Your cable company is (obviously) going to tell you what they want you to hear to get you to buy their product. Make sure you call them and verify that you can link to an existing TiVo account (if you already have one), because many have said that they can't.

What they aren't going to tell you you're most likely missing (at least with the Premiere boxes). This MAY vary from provider to provider, but it's far, far too common to just dismiss:

#1: Netflix is removed
#2: Hulu + is removed
#3: MLB.TV - removed
#4: Amazon - removed

If you use any of those, you may want to verify that your provider's box actually has those features


----------



## Neil 420 (Apr 20, 2004)

twhiting9275 said:


> Be very, very careful , that's all I'm going to say.
> Your cable company is (obviously) going to tell you what they want you to hear to get you to buy their product. Make sure you call them and verify that you can link to an existing TiVo account (if you already have one), because many have said that they can't.
> 
> What they aren't going to tell you you're most likely missing (at least with the Premiere boxes). This MAY vary from provider to provider, but it's far, far too common to just dismiss:
> ...


I think you are correct. I don't see any of those services on my Tivo. On the other hand, I get the AtlanticBB video on demand. In the past I was very unhappy with my AtlanticBB service, so I was hesitant to purchase equipment that would be useless if I switch to the competing TV services. My only other options are DirecTV, Dish, and U-verse. None of those work with the Tivo Roamio.

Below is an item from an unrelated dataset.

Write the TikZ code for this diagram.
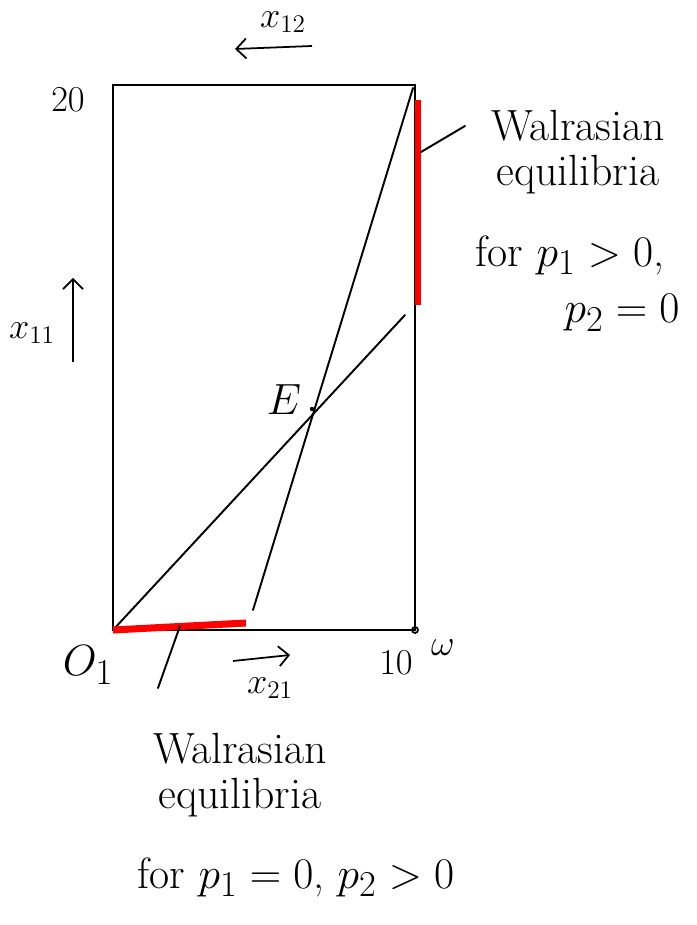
\documentclass[tikz,border=0pt]{standalone}
\usepackage{amsmath}
\usepackage{xcolor}
\usetikzlibrary{arrows.meta,positioning,calc}
\definecolor{eqred}{HTML}{FF0000}
\tikzset{
  ink/.style={draw, line width=1.1pt, line cap=round},
  redseg/.style={draw=eqred, line width=3pt},
  arr/.style={-{Straight Barb[length=2mm]}, line width=1pt},
  lbl/.style={font=\huge, inner sep=1pt},
  note/.style={font=\Huge, align=center, inner sep=1pt}
}

\begin{document}
\begin{tikzpicture}[x=0.02cm, y=-0.02cm]
\useasboundingbox (0,0) rectangle (696,925);
% box corners
\coordinate (o1) at (113,630);
\coordinate (br) at (415,630);
\coordinate (tr) at (415,85);
\coordinate (tl) at (113,85);
\draw[ink] (o1) -- (br) -- (tr) -- (tl) -- cycle;
\draw[line width=1pt] (br) circle (3);
% offer curves
\coordinate (d1) at (405,315);
\coordinate (s1) at (253,610);
\coordinate (s2) at (413,88);
\draw[ink] (o1) -- (d1);
\draw[ink] (s1) -- (s2);
\coordinate (eq) at (312,409);
\fill (eq) circle (2.2);
\node[font=\Huge] (E) at (284,400) {$E$};
% red segments
\draw[redseg] (418,100) coordinate (r1) -- (418,305) coordinate (r2);
\draw[redseg, line width=4pt] (o1) -- (246,623) coordinate (b1);
% axis labels
\node[lbl] (n20) at (68,100) {$20$};
\node[lbl] (n10) at (396,663) {$10$};
\node[lbl] (omega) at (443,648) {$\omega$};
\node[font=\Huge] (O1) at (88,665) {$O_1$};
\node[lbl] (x12) at (283,22) {$x_{12}$};
\coordinate (a12s) at (312,46);
\coordinate (a12e) at (235,49);
\draw[arr] (a12s) -- (a12e);
\node[lbl] (x11) at (32,333) {$x_{11}$};
\coordinate (a11s) at (73,362);
\coordinate (a11e) at (73,278);
\draw[arr] (a11s) -- (a11e);
\node[lbl] (x21) at (270,688) {$x_{21}$};
\coordinate (a21s) at (233,661);
\coordinate (a21e) at (290,655);
\draw[arr] (a21s) -- (a21e);
% notes
\node[note] (wr) at (578,152) {Walrasian\\[-4pt]equilibria};
\node[note] (wrp1) at (570,255) {for $p_1>0$,};
\node[note] (wrp2) at (622,313) {$p_2=0$};
\coordinate (pr) at (465,126);
\draw[ink] (r1 |- 0,152) ++(3,0) coordinate (pr0) -- (pr);
\node[note] (wb) at (240,775) {Walrasian\\[-4pt]equilibria};
\node[note] (wbp) at (296,877) {for $p_1=0$, $p_2>0$};
\coordinate (pb0) at (180,626);
\coordinate (pb) at (158,688);
\draw[ink] (pb0) -- (pb);
\end{tikzpicture}
\end{document}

So far, it looks like Tivo combined with AtlanticBB is better than the alternatives. I haven't tried Dish yet, although I hear that the dvr will skip commercials automatically. That sounds nice. The U-verse bundle has some advantages too. I think I'll stick with this Tivo/ABB triple play for a year before I reevaluate the alternatives. September is a good time to make a change because that gives me the summer to catchup on watching all my recordings.


----------



## Neil 420 (Apr 20, 2004)

twhiting9275 said:


> ...Make sure you call them and verify that you can link to an existing TiVo account (if you already have one)...


What does that mean? Transferring a lifetime subscription? Mine expired when I cancelled DirecTV. I got my money's worth on that. It was only $200, I kept it 12 years and it was way ahead of the alternatives most of that time. For the last year and a half I used U-verse. It's nice to be back to Tivo. I always loved the Tuner Swap and the beeps.


----------



## Neil 420 (Apr 20, 2004)

BTW, I'm a little disappointed that I can't do Tuner Swap on the Mini.


----------



## randian (Jan 15, 2014)

A good move for ABB, because I thought they had a very poor channel lineup when I had them ~3 years ago. If it wasn't for their monopoly I'd have switched to Comcast.


----------



## twhiting9275 (Nov 17, 2006)

Neil 420 said:


> What does that mean?


If you don't have another active TiVo sub, don't worry about it. Some do, and in those cases, from my own experiences, the devices can't talk to each other, since the CC locks you into their network.

If VOD is used all the tiime, then by all means, stick with your cable company's Tivo. However, I have found that buying a tivo outright from somewhere like Amazon, Tivo directly, etc, and getting cablecards from your provider works much better! Then again, I have 2 active Tivos and one in storage (will be reactivated this summer), so household streaming is kind of important, as are Netflix, Hulu, etc.


----------



## Neil 420 (Apr 20, 2004)

I'm not currently subscribed to Netflix nor Hulu. I have used vod several times. I have thought about buying a Roamio Pro for the extra storage space, but I don't want to get locked into my cable co.


----------